Suzuki Motor Corporation is slashing its marketing budget in light of diminished sales and a shrinking number of Suzuki dealers. Automotive News reports that despite a 13 percent increase in sales across the global automotive industry through the first quarter of 2012, Suzuki dropped 2 percent to just 6,561 sales.
Suzuki opts out
Suzuki has made major changes of late to the way in which the brand is marketed. The Japanese automaker skipped both the Detroit and Los Angeles auto shows this year, and within the past two months, it has also suspended all social media activity on Twitter and Facebook. No national television commercials for the brand have aired since 2009. Top product planning and marketing executive Steve Younan left Suzuki in January, and the company has no immediate plans to find a replacement.
Another sign of trouble for Suzuki came in January, when the automaker stopped receiving customer satisfaction reports from J.D. Power and Associates. Automakers use the data compiled by J.D. Power to track dealer performance. A memorandum from Suzuki indicated that the automaker will seek a different vendor to provide this data, notes Automotive News. The position has reportedly not been filled yet.
Shrinking Suzuki dealer ranks
In 2011, American Suzuki dropped 32 dealer franchises from its roster, approximately 12 percent of its U.S. total. The number of Suzuki dealers has continued to drop each year since 2005, note various sources.

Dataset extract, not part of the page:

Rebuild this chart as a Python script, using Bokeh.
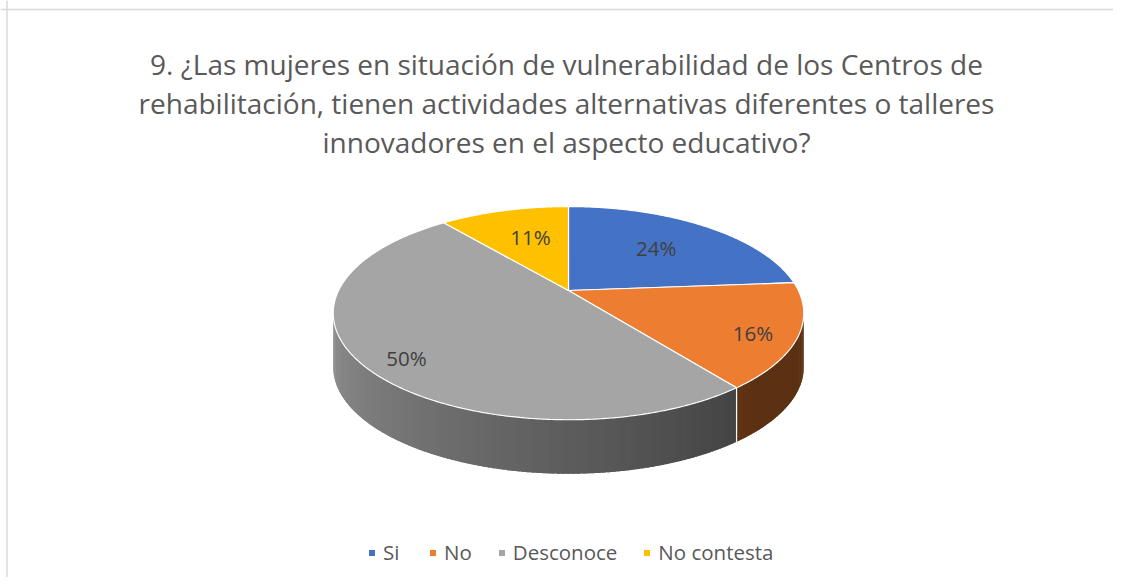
import math
from bokeh.plotting import figure
from bokeh.models import Range1d, Legend, LegendItem, Span
from bokeh.core.properties import value
from bokeh.embed import file_html
from bokeh.resources import INLINE

# ---------------- data ----------------
categories = ["Si", "No", "Desconoce", "No contesta"]
percent = [24, 16, 50, 11]
colors = ["#4472C4", "#ED7D31", "#A5A5A5", "#FFC000"]
title_lines = [
    "9. ¿Las mujeres en situación de vulnerabilidad de los Centros de",
    "rehabilitación, tienen actividades alternativas diferentes o talleres",
    "innovadores en el aspecto educativo?",
]

# ---------------- layout / style ----------------
W, H = 1113, 577          # figure size
CX, CY = 568, 290         # projected pie centre (px)
R, R2, K = 229.9, 101.8, 0.2124   # perspective ellipse params
DEPTH = 54                # side thickness (px)
label_r = [0.625, 0.83, 0.85, 0.625]
label_dth = [-0.7, 3.2, -5.1, 2.3]
FONT = "Open Sans"

def proj(r, th_deg):
    t = math.radians(th_deg)
    u, v = r * math.sin(t), r * math.cos(t)
    d = 1 + K * v
    return CX + R * u / d, CY - R2 * v / d

def shade(hex_color, f):
    h = hex_color.lstrip("#")
    rgb = [int(h[i:i + 2], 16) for i in (0, 2, 4)]
    return "#%02x%02x%02x" % tuple(max(0, min(255, int(round(c * f)))) for c in rgb)

total = float(sum(percent))
starts, ends = [], []
acc = 0.0
for v in percent:
    starts.append(acc / total * 360.0)
    acc += v
    ends.append(acc / total * 360.0)

p = figure(width=W, height=H, output_backend="svg", toolbar_location=None,
           x_range=Range1d(0, W), y_range=Range1d(H, 0),
           min_border=0, background_fill_color="white", border_fill_color="white")
p.xaxis.visible = False
p.yaxis.visible = False
p.grid.visible = False
p.outline_line_color = None

# chart-area border (top and left visible in reference)
p.add_layout(Span(location=9, dimension="width", line_color="#d9d9d9", line_width=1.5))
p.add_layout(Span(location=6.5, dimension="height", line_color="#d9d9d9", line_width=1.5))

# ---------------- side walls ----------------
vis_a = math.degrees(math.acos(-K))
vis_b = 360.0 - vis_a
step = 1.0
for i in range(len(percent)):
    a0, a1 = max(starts[i], vis_a), min(ends[i], vis_b)
    if a1 <= a0:
        continue
    sx, sy, sc = [], [], []
    n = max(2, int((a1 - a0) / step))
    for j in range(n):
        ta = a0 + (a1 - a0) * j / n
        tb = min(a1, a0 + (a1 - a0) * (j + 1) / n + 0.8)
        m = 4
        top = [proj(1, ta + (tb - ta) * q / m) for q in range(m + 1)]
        xs = [pt[0] for pt in top] + [pt[0] for pt in reversed(top)]
        ys = [pt[1] for pt in top] + [pt[1] + DEPTH for pt in reversed(top)]
        sx.append(xs)
        sy.append(ys)
        tm = a0 + (a1 - a0) * (j + 0.5) / n
        f = min(0.9, max(0.39, 0.40 + 0.004 * (tm - 140.0)))
        sc.append(shade(colors[i], f))
    p.patches(sx, sy, fill_color=sc, line_color=None)

# white vertical edges between slices on the side
for i in range(len(percent)):
    th = ends[i]
    if vis_a < th < vis_b:
        x0, y0 = proj(1, th)
        p.line([x0, x0], [y0, y0 + DEPTH], line_color="white", line_width=1.2)

# ---------------- top faces ----------------
items = []
for i, cat in enumerate(categories):
    xs, ys = [CX], [CY]
    n = max(4, int((ends[i] - starts[i]) / 0.5))
    for j in range(n + 1):
        th = starts[i] + (ends[i] - starts[i]) * j / n
        x, y = proj(1, th)
        xs.append(x)
        ys.append(y)
    r = p.patch(xs, ys, fill_color=colors[i], line_color="white", line_width=1.2)
    items.append(LegendItem(label=cat, renderers=[r]))

# ---------------- data labels ----------------
lx, ly, lt = [], [], []
for i, v in enumerate(percent):
    mid = 0.5 * (starts[i] + ends[i]) + label_dth[i]
    x, y = proj(label_r[i], mid)
    lx.append(x)
    ly.append(y)
    lt.append(f"{v}%")
p.text(x=lx, y=ly, text=lt, text_font=value(FONT), text_font_size="20.5px",
       text_color="#404040", text_align="center", text_baseline="middle")

# ---------------- title ----------------
tx = [566] * len(title_lines)
ty = [63 + 39 * i for i in range(len(title_lines))]
p.text(x=tx, y=ty, text=title_lines, text_font=value(FONT), text_font_size="28px",
       text_color="#595959", text_align="center", text_baseline="alphabetic")

# ---------------- legend ----------------
legend = Legend(items=items, orientation="horizontal", location=(367, 11),
                glyph_width=9, glyph_height=9, label_standoff=7, spacing=25,
                padding=0, margin=0, border_line_color=None,
                background_fill_alpha=0,
                label_text_font=FONT, label_text_font_size="20.5px",
                label_text_color="#595959")
p.add_layout(legend, "center")

open("out.html", "w").write(file_html(p, INLINE))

“Suzuki Motor Corporation’s strategy has become very much focused on short-term profitability,” said a source with knowledge of the decision process involving Suzuki’s marketing cuts. “They’re limiting their future in the U.S.”
While American Suzuki continues to slash programs, Suzuki dealers feel the financial pain.
“At one point I really thought they were going to support it, but it was kind of like a downward spiral — no sales, no money, no advertising,” said former Suzuki dealer Bill Kay.
The silver lining
Kay, who currently owns Ford, Chevrolet, Buick-GMC, Honda and Nissan dealerships west of Chicago, blamed Suzuki’s sales troubles on poor consumer awareness.
“The problem is that, while it’s not a bad product, it’s not on anybody’s radar to look at,” Kay said.
James Morrell, owner of Advantage Suzuki in Albany, N.Y., and chairman of the Suzuki Dealer Advisory Board, points out that from a large corporate standpoint, slashing the number of U.S. dealerships actually had a silver lining.
“Suzuki didn’t lose any volume, because (those) dealers weren’t selling any new cars,” Morrell said.